You are viewing a plain text version of this content. The canonical link for it is here.
Posted to user@uima.apache.org by Greg Holmberg <ho...@comcast.net> on 2011/09/16 19:00:41 UTC

Bug in TikaAnnotator/desc/MarkupAnnotatorTypeSystem.xml ?


In TikaAnnotator/desc/MarkupAnnotatorTypeSystem.xml, the MarkupAnnotation type is defined to have a feature named "attributes" of range-type FSArray and element-type FSArray. 
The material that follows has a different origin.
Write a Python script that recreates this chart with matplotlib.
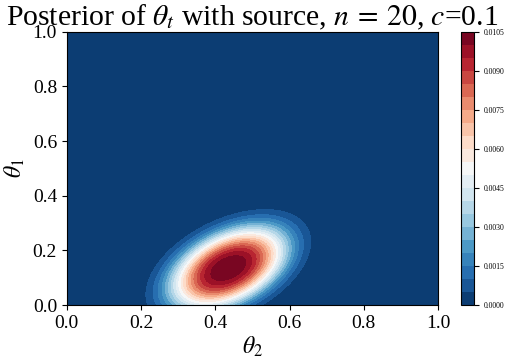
import numpy as np
import matplotlib.pyplot as plt

plt.rcParams['font.family'] = ['Liberation Serif', 'DejaVu Serif']
plt.rcParams['mathtext.fontset'] = 'stix'

# posterior summary (peak location, spread, height, shape)
peak_theta2 = 0.435
peak_theta1 = 0.135
sd_theta2 = 0.09
sd_theta1 = 0.087
corr = 0.45
shape = 1.4
peak_density = 0.0104
levels = np.arange(0, 0.0106, 0.0005)
cbar_ticks = [0.0, 0.0015, 0.0030, 0.0045, 0.0060, 0.0075, 0.0090, 0.0105]

t2 = np.linspace(0, 1, 200)
t1 = np.linspace(0, 1, 200)
X, Y = np.meshgrid(t2, t1)
dx = (X - peak_theta2) / sd_theta2
dy = (Y - peak_theta1) / sd_theta1
q = (dx**2 - 2 * corr * dx * dy + dy**2) / (1 - corr**2)
scale = 0.5 * 6.09 / 6.09**shape
Z = peak_density * np.exp(-scale * q**shape)

fig = plt.figure(figsize=(5.1, 3.58), dpi=100)
ax = fig.add_axes([0.131, 0.148, 0.728, 0.763])
cax = fig.add_axes([0.904, 0.148, 0.026, 0.763])

cs = ax.contourf(X, Y, Z, levels=levels, cmap='RdBu_r')
ax.set_xlim(0, 1)
ax.set_ylim(0, 1)
ax.set_xlabel(r'$\theta_2$', fontsize=17, labelpad=2)
ax.set_ylabel(r'$\theta_1$', fontsize=17, labelpad=4)
ax.set_title(r'Posterior of $\theta_t$ with source, $n\:=\:20$, $c$=0.1', fontsize=21.3, pad=4)
ax.tick_params(labelsize=14)
ax.set_xticks([0, 0.2, 0.4, 0.6, 0.8, 1.0])
ax.set_yticks([0, 0.2, 0.4, 0.6, 0.8, 1.0])

cb = fig.colorbar(cs, cax=cax, ticks=cbar_ticks)
cb.ax.set_yticklabels([f'{v:.4f}' for v in cbar_ticks])
cb.ax.tick_params(labelsize=5.5)

fig.savefig('out.png', dpi=100)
In a small sample of XMI output, I see MarkupAnnotations with "attributes" values referencing objects of type AttributeFS, not FSArray.  For example: 

  <tika:MarkupAnnotation xmi:id="97" sofa="61" begin="33" end="52" attributes="110" name="a" qualifiedName="a" uri="http://www.w3.org/1999/xhtml" /> 

  <tika:AttributeFS xmi:id="110" localName="href" qualifiedName="href" uri="" value="/Title?0091209" /> 

  
Shouldn't the element-type of the "attributes" feature of the MarkupAnnotation type be AttributeFS, not FSArray? 

    <typeDescription>
      <name>org.apache.uima.tika.MarkupAnnotation</name>
      <description/>
      <supertypeName>uima.tcas.Annotation</supertypeName>
      <features>
        <featureDescription>
          <name>attributes</name>
          <description/>
          <rangeTypeName>uima.cas.FSArray</rangeTypeName>
          <elementType>org.apache.uima.tika.AttributeFS</elementType>
        </featureDescription>


Thanks,

Greg

Re: Bug in TikaAnnotator/desc/MarkupAnnotatorTypeSystem.xml ?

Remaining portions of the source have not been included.